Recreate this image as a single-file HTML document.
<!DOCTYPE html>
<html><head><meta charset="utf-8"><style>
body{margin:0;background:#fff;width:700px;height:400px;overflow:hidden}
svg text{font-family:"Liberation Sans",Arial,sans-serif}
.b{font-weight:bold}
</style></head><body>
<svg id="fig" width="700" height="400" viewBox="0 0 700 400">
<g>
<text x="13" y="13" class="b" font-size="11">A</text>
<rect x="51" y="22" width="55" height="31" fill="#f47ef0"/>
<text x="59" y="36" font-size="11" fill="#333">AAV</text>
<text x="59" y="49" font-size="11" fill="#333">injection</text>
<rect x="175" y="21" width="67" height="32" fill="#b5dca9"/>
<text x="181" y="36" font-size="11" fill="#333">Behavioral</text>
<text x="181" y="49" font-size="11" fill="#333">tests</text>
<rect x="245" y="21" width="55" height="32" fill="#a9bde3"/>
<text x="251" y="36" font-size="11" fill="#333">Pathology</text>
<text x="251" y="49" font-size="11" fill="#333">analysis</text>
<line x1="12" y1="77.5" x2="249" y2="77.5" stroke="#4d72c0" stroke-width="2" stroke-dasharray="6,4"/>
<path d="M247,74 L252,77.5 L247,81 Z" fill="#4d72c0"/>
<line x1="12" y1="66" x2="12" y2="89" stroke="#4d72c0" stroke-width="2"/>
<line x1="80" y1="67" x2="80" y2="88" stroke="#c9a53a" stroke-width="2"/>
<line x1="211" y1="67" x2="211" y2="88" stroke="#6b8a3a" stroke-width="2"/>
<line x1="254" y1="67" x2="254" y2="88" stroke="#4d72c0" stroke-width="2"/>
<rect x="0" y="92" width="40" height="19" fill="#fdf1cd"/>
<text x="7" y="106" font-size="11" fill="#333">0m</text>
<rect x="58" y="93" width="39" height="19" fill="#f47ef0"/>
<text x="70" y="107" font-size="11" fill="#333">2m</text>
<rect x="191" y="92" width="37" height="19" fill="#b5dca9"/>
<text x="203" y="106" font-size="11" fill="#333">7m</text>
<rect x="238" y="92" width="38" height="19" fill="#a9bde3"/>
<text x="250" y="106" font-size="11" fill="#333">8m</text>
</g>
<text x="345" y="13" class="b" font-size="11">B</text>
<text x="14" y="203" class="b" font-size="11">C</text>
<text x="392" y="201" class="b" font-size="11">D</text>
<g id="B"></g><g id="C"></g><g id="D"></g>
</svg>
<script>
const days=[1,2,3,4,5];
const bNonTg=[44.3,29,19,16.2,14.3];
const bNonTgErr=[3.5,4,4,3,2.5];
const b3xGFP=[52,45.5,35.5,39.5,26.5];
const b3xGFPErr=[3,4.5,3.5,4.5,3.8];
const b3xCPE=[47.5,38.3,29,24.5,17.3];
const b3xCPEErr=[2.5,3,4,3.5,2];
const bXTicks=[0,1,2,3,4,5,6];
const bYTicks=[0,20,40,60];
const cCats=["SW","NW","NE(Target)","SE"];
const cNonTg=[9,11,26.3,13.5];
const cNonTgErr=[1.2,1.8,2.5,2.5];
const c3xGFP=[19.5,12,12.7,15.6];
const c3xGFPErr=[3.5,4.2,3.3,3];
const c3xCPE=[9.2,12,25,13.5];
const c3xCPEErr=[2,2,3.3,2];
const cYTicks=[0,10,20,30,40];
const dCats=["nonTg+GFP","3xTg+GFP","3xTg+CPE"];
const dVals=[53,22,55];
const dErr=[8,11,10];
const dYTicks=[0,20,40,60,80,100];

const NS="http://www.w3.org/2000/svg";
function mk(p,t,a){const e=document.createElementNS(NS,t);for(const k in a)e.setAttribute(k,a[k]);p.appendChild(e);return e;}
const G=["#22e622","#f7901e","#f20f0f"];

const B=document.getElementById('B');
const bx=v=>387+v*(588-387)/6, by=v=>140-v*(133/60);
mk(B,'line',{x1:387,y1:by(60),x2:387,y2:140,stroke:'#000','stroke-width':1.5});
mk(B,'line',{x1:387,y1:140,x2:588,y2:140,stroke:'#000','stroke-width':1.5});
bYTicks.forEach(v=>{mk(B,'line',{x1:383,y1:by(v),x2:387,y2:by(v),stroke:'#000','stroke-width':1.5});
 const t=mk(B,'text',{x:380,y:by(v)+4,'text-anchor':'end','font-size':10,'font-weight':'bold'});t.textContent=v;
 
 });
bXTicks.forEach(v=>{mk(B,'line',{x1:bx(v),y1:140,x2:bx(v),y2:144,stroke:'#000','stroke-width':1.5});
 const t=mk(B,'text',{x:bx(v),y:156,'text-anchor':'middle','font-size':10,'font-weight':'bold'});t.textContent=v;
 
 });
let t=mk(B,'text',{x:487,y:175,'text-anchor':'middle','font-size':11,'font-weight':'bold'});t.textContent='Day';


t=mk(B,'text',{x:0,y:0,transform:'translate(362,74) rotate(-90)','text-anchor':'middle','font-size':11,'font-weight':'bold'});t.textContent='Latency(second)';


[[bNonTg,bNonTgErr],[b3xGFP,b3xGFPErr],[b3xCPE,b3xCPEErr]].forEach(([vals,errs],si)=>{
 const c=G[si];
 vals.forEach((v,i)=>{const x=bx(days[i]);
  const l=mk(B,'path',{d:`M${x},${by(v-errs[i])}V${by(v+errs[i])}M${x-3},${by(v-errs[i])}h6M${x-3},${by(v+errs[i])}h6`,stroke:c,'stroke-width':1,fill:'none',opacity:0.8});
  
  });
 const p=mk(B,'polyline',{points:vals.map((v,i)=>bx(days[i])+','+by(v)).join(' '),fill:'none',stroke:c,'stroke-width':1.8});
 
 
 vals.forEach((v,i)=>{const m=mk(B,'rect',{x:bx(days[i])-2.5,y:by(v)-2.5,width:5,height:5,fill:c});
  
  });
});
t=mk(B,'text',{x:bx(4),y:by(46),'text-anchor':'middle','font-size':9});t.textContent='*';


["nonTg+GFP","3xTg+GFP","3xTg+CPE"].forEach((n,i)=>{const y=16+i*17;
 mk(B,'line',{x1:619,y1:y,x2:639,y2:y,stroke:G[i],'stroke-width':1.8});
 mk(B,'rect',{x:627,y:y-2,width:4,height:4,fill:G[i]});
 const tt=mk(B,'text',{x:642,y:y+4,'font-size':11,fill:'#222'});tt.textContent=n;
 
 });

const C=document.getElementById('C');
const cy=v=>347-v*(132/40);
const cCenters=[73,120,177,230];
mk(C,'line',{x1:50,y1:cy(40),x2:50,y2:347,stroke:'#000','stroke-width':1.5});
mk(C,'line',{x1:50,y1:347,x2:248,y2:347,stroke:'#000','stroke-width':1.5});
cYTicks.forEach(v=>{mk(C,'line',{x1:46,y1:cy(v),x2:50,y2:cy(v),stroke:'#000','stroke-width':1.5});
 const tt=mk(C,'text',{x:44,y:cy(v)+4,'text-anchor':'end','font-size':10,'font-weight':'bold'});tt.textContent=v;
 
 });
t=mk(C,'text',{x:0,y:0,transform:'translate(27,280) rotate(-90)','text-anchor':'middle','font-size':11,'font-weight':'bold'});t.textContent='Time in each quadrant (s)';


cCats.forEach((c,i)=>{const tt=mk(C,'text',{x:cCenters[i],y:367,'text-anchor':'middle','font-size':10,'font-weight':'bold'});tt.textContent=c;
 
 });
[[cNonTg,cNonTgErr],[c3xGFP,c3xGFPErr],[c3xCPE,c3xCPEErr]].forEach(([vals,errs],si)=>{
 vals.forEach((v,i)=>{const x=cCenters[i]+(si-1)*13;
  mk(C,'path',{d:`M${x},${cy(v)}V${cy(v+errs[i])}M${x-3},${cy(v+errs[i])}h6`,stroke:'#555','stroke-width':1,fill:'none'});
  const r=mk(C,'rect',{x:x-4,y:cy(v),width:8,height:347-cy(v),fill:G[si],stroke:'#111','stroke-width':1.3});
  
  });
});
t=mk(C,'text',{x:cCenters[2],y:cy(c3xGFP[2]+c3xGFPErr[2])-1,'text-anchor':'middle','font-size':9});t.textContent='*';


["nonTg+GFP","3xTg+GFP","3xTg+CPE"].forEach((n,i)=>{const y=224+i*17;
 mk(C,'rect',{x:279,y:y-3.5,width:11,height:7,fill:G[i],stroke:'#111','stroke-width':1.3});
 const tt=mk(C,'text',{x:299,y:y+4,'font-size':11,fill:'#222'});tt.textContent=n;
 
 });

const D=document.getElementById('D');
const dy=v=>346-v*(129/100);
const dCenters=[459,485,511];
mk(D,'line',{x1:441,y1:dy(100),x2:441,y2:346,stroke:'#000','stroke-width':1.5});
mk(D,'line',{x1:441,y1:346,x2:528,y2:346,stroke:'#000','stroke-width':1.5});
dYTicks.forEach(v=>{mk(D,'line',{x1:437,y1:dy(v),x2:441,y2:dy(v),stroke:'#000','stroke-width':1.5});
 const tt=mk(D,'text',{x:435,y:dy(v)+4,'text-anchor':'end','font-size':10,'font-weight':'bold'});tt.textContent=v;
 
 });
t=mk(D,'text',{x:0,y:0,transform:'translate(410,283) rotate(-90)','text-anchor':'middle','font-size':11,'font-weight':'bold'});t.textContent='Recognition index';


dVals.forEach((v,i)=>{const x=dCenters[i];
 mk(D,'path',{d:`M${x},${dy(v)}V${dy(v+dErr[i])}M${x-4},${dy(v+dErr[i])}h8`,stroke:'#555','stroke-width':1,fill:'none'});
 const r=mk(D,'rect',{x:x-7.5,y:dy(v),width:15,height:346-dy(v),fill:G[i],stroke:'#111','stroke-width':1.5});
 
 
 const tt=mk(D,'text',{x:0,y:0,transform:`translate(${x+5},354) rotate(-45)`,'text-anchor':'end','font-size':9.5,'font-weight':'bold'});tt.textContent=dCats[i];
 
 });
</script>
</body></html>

Set task:
Scan the material above for the word "document". Copy each line where it occurs.

Exercise output:
Recreate this image as a single-file HTML document.
function mk(p,t,a){const e=document.createElementNS(NS,t);for(const k in a)e.setAttribute(k,a[k]);p.appendChild(e);return e;}
const B=document.getElementById('B');
const C=document.getElementById('C');
const D=document.getElementById('D');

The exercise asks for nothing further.